Por Melisa Rodríguez
IG @melirodriguez1812
“Cuando era joven, podía forzar a mi cuerpo a hacer ciertas cosas y el cuerpo estaba callado.
Pero, para mí, ese hogar, que me dio tanta confianza, ahora se está rompiendo”
AKRAM KHAN
Mi realidad está traspasada por la danza. Y la danza es una excusa para trascender. Es el único lugar donde mi cuerpo no tiene forma, donde no tengo edad ni peso. Soy etérea. Bella. Eterna. Y toda mi intención al exponerme es dejar una huella. Bailar sublima, tatúa, marca, al otro, a mí.

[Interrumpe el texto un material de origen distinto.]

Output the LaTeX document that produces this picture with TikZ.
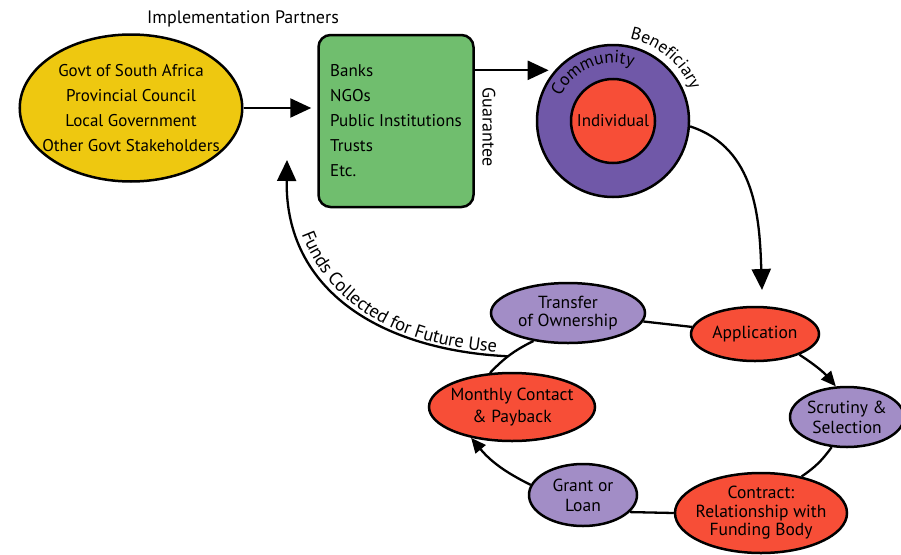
\documentclass[tikz,border=0pt]{standalone}
\usepackage{fontspec}
\setmainfont{PT Sans}
\usetikzlibrary{positioning,arrows.meta,shapes.geometric,decorations.text}

\definecolor{govtyellow}{RGB}{238,200,16}
\definecolor{partnergreen}{RGB}{112,190,110}
\definecolor{ringpurple}{RGB}{112,88,168}
\definecolor{stepred}{RGB}{247,78,55}
\definecolor{steplilac}{RGB}{162,141,198}

\begin{document}
\begin{tikzpicture}[x=1pt,y=1pt]
%styles
	\tikzset{
	txt/.style={font=\fontsize{17.5}{20}\selectfont},
	oval/.style={ellipse,draw,line width=2.5pt,inner sep=0pt,align=center,txt},
	arrow/.style={-{Triangle[length=21pt,width=19pt]}, line width=2.3pt},
	smallarrow/.style={-{Triangle[length=15pt,width=13pt]}, line width=2.3pt},
	link/.style={line width=2.3pt}}

	\useasboundingbox (0,0) rectangle (901,-554);

%oben
	\node[font=\fontsize{18}{20}\selectfont] (title) at (243,-19) {Implementation Partners};
	\node[oval, fill=govtyellow, minimum width=222pt, minimum height=147pt, inner xsep=-10pt,
		font=\fontsize{17}{25}\selectfont] (govt) at (131,-108)
		{Govt of South Africa\\Provincial Council\\Local Government\\Other Govt Stakeholders};
	\node[draw, rounded corners=12pt, fill=partnergreen, line width=2.5pt,
		minimum width=155pt, minimum height=172pt, align=left,
		font=\fontsize{17}{25}\selectfont] (partners) at (396,-121)
		{Banks\\NGOs\\Public Institutions\\Trusts\\Etc.};
	\node[font=\fontsize{18}{20}\selectfont, rotate=-90] (guar) at (489,-127) {Guarantee};

	%Beneficiary
	\node[circle, draw, fill=ringpurple, line width=2.5pt, minimum size=152pt] (ring) at (613,-121) {};
	\node[circle, draw, fill=stepred, line width=2.5pt, minimum size=84pt, inner sep=0pt,
		font=\fontsize{17}{20}\selectfont] (indiv) at (ring.center) {Individual};
	\path[decorate, decoration={text along path, text align=center,
		text={|\fontsize{17.5}{20}\selectfont|Community}}]
		(ring.center) ++(165:58) arc[start angle=165, end angle=60, radius=58];
	\path[decorate, decoration={text along path, text align=center,
		text={|\fontsize{17.5}{20}\selectfont|Beneficiary}}]
		(ring.center) ++(92:84) arc[start angle=92, end angle=8, radius=84];

	\draw[arrow, shorten >=6pt] (govt.east) -- (partners.west |- govt.east);
	\draw[arrow, shorten >=6pt] (partners.east |- ring.139) -- (ring.139);

%unten
	\node[oval, fill=steplilac, minimum width=154pt, minimum height=60pt,
		font=\fontsize{17.5}{18.5}\selectfont] (transfer) at (568,-313) {Transfer\\of Ownership};
	\node[oval, fill=stepred, minimum width=128pt, minimum height=54pt] (appl) at (755,-334) {Application};
	\node[oval, fill=steplilac, minimum width=114pt, minimum height=60pt, inner xsep=-2pt] (scrut) at (847,-417) {Scrutiny \&\\Selection};
	\node[oval, fill=stepred, minimum width=172pt, minimum height=80pt, inner xsep=-6pt, inner ysep=-4pt,
		font=\fontsize{17.5}{18.5}\selectfont] (contract) at (761,-513) {Contract:\\Relationship with\\Funding Body};
	\node[oval, fill=steplilac, minimum width=108pt, minimum height=62pt] (grant) at (583,-495) {Grant or\\Loan};
	\node[oval, fill=stepred, minimum width=166pt, minimum height=68pt, inner xsep=-4pt,
		font=\fontsize{17.5}{22}\selectfont] (monthly) at (512,-407) {Monthly Contact\\\& Payback};

	%cycle
	\coordinate (applin) at (762,-290);
	\draw[arrow] (ring.-4) to[out=-18, in=92] (applin);
	\draw[link] (transfer) -- (appl);
	\draw[smallarrow] (appl.-25) to[bend left=8] (scrut.110);
	\draw[link] (scrut.243) to[bend left=10] (contract.42);
	\draw[link] (contract.180) -- (grant.-20);
	\draw[smallarrow] (grant.169) to[bend left=12] (monthly.-143);
	\draw[link] (monthly.123) to[bend left=10] coordinate[pos=0.45] (fundsfrom) (transfer.219);

	%Rueckfluss
	\coordinate (fundsto) at (287,-160);
	\draw[arrow] (fundsfrom) .. controls (380,-350) and (285,-290) .. (fundsto);
	\path[decorate, decoration={text along path, raise=3pt, text align={right, right indent=12pt},
		text={|\fontsize{18.5}{20}\selectfont|Funds Collected for Future Use}}]
		(fundsto) .. controls (285,-290) and (380,-350) .. (fundsfrom);
\end{tikzpicture}
\end{document}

Pero hay que ser claros en el lenguaje del cuerpo, porque la huella puede convertirse en hoyo. El trabajo de autodescubrimiento no debe confundirse con ensimismarse. Aislarse de esa forma se convierte en algo nocivo, narcisista. El encuentro del bailarín consigo mismo es personal, pero desde el encuentro con otras almas, con otros cuerpos, con el espectador: los ojos y las almas que reciben lo que él da. No se hace arte para guardarlo; el arte es compartir experiencias, es exteriorizar emociones, movimientos internos que son creación propia, pero propiedad también del que los recibe. El baile es mío y es tuyo. Es un acto de desapego, de amor. La entrega no siempre es serena, pero es audaz, valiente y verdadera.
Siempre me pregunté cuándo es el final. Y creo que es cuando el cuerpo ya no puede decir nada. Todo proceso conlleva una crisis y toda crisis, un crecimiento, un reencuentro, una transformación.
En el desierto somos etéreos, somos pequeños, nos conduce el viento. Nos seduce, nos dejamos llevar. ¿Qué árbol florece plantado en la arena? Por eso bailamos, para brotar con raíces fuertes, pero cortas, para poder volar.
Pero para el que baila, el tiempo es efímero. Aunque el cuerpo marca su humanidad, puede sentir cómo el ser trasciende. El bailarín roza la eternidad.
Sigue bailando en los cuerpos de otros, trasciende en sus almas. Su ser transmuta en movimientos ajenos, comparten un trozo de su esencia, la reencarnan, la hacen florecer.
La muerte no es la ausencia, sino el olvido. Solo si se olvida, desaparece y, aun así, vive, porque sus movimientos quedan perpetuados en el viento. Se convierte en un ser cíclico. Un movimiento comienza, transcurre, termina y vuelve a empezar. La eternidad no tiene tiempo. Sólo el tiempo se acaba, y lo que se acaba produce dolor. El dolor lo devuelve a las raíces, y allí se vuelve al principio.
Principio que es final al mismo tiempo, el tiempo de la eternidad.